Law allows gun ranges in city but under rigid conditions
BY FRAN SPIELMAN City Hall Reporterfirstname.lastname@example.org July 6, 2011 11:56AM
Updated: July 6, 2011 6:27PM
The City Council on Wednesday reluctantly agreed to end a contradiction in the law that requires gun owners to complete a firearms training course but bans the gun ranges that provide such training.
To avoid an adverse court ruling, aldermen put aside concerns about ammunition sales and rushed through Mayor Rahm Emanuel’s ordinance allowing gun ranges to operate in Chicago, but only in areas zoned for manufacturing and under rigid conditions.
Two federal lawsuits have been filed challenging the ban on gun ranges in a city whose residents are now required to complete a firearms training course in order to obtain a gun permit.
If the city waits for the ban on gun ranges to be overturned, it would be in the unenviable position of having the court dictate an ordinance that could be far less restrictive.
That’s not an outcome Emanuel was prepared to risk.
Instead, he introduced an ordinance directly to committee, a rarely-used shortcut normally reserved for emergencies, and pushed it through the full council the following day.
It would allow gun ranges, but only with special use permits that require public hearings.
Chicago ranges would be confined to areas zoned for manufacturing, but that’s only the baseline. Gun ranges would also be prohibited within 1,000 feet of a school, park, place of worship, day care center, liquor store, library, museum, hospital or residential district.
The mayor’s ordinance also mandates that Chicago gun ranges be enclosed and mandates the type of construction. They could operate only between the hours of 9 a.m. and 8 p.m.
With those restrictions, aldermen unanimously approved the ordinance. But that doesn’t mean they were thrilled about it. Far from it.
“We don’t want them to be de-facto sales for ammunition, where anyone can walk in, fire five shots and walk out with 200 rounds of ammunition that could be re-sold on the street. … That’s ammunition that could be used against citizens or police,” Ald. Harry Osterman (48th) told reporters earlier this week.
“We’re in the summer months when crime escalates. We’re very concerned. … We want to make sure these are safe and well-regulated. … I don’t know that anyone wants to have gun ranges in our city. … But [for] law-abiding citizens who want to be trained to protect their families — whether it’s with a long-gun or a handgun — there needs to be facilities for them to do it.”
Although Chicago gun ranges would be free to sell ammunition for use only at the facility, Ald. Willie Cochran (20th), a former Chicago Police officer, said, “What I’m worried about is the restrictiveness of it and our ability to enforce.”
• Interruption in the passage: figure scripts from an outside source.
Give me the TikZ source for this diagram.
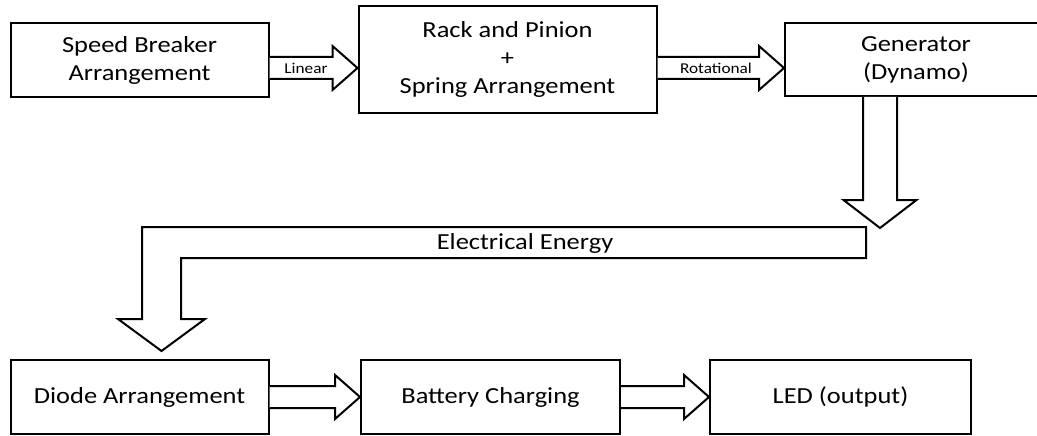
\documentclass[tikz,border=0pt]{standalone}
\usepackage{fontspec}
\setmainfont{Carlito}[FakeStretch=1.15]
\usetikzlibrary{calc}
\tikzset{
  blk/.style={draw, line width=2pt, inner sep=0pt, align=center,
    font=\fontsize{23}{28}\selectfont},
  arr/.style={draw, line width=2pt, line join=miter, fill=white},
  lbl/.style={inner sep=0pt, font=\fontsize{15}{18}\selectfont},
  big/.style={inner sep=0pt, font=\fontsize{23}{28}\selectfont}
}
% horizontal hollow arrow: #1 start, #2 tip
\newcommand\harrow[2]{%
  \draw[arr] ($(#1)+(0,-11)$) -- ($(#2)+(-25,-11)$) -- ($(#2)+(-25,-22)$)
    -- (#2) -- ($(#2)+(-25,22)$) -- ($(#2)+(-25,11)$) -- ($(#1)+(0,11)$);}
\begin{document}
\begin{tikzpicture}[x=1pt,y=-1pt]
\useasboundingbox (0,0) rectangle (1037,436);

% top row
\node[blk, minimum width=258, minimum height=74] (b1) at (139.5,60)
  {Speed Breaker\\Arrangement};
\node[blk, minimum width=298, minimum height=107] (b2) at (507.5,59.5)
  {Rack and Pinion\\+\\Spring Arrangement};
\node[blk, minimum width=262, minimum height=73] (b3) at (916,59.5)
  {Generator\\(Dynamo)};

% bottom row
\node[blk, minimum width=258, minimum height=74] (d) at (139.5,397)
  {Diode Arrangement};
\node[blk, minimum width=259, minimum height=74] (bc) at (490.5,397)
  {Battery Charging};
\node[blk, minimum width=261, minimum height=74] (led) at (840.5,397)
  {LED (output)};

% top arrows
\coordinate (a1s) at ($(b1.east)+(0,8)$);
\coordinate (a1t) at (b2.west |- a1s);
\harrow{a1s}{a1t}
\node[lbl] at (306,68) {Linear};

\coordinate (a2s) at (b2.east |- a1s);
\coordinate (a2t) at (b3.west |- a1s);
\harrow{a2s}{a2t}
\node[lbl] at (716,68) {Rotational};

% bottom arrows
\harrow{d.east}{bc.west}
\harrow{bc.east}{led.west}

% vertical arrow from generator
\coordinate (gs) at (b3.south -| 880,0);
\coordinate (gt) at (880,228);
\draw[arr] ($(gs)+(-17,0)$) -- ($(gt)+(-17,-28)$) -- ($(gt)+(-36.5,-28)$)
  -- (gt) -- ($(gt)+(36.5,-28)$) -- ($(gt)+(17,-28)$) -- ($(gs)+(17,0)$);

% L-shaped band down to diode
\coordinate (dt) at ($(d.north -| 161.5,0)+(0,-8)$);
\draw[arr] (866,227) -- (142,227) -- ($(dt)+(-19.5,-32)$)
  -- ($(dt)+(-43.5,-32)$) -- (dt) -- ($(dt)+(43.5,-32)$)
  -- ($(dt)+(19.5,-32)$) -- (181,258) -- (866,258) -- cycle;
\node[big] (ee) at (525,243) {Electrical Energy};
\end{tikzpicture}
\end{document}
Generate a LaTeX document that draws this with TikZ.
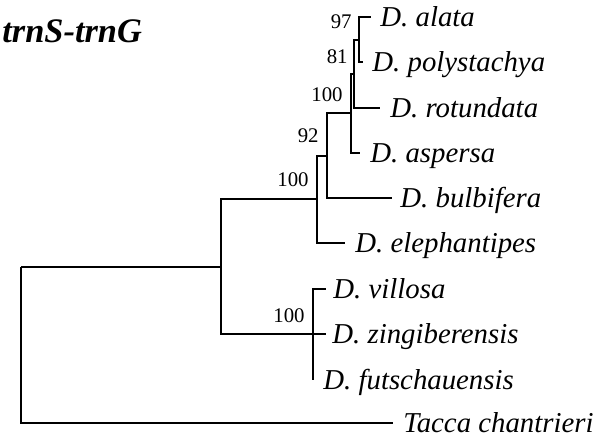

The National Rifle Association branded the ordinance so restrictive, it invites another lawsuit.
“This is protected constitutional activity. If the city wants to continue to deny it, as they have with their revised gun ordinance, then obviously they haven’t learned anything from court rulings and our tenacity,” said Todd Vandermyde, Illinois legislative liaison for the NRA.
“The city is already on the hook for big-time legal fees in the McDonald case [that prompted the U.S. Supreme Court to overturn Chicago’s handgun ban]. When you have a multi-million dollar deficit, you should be trying to find ways to minimize litigation instead of inviting more litigation.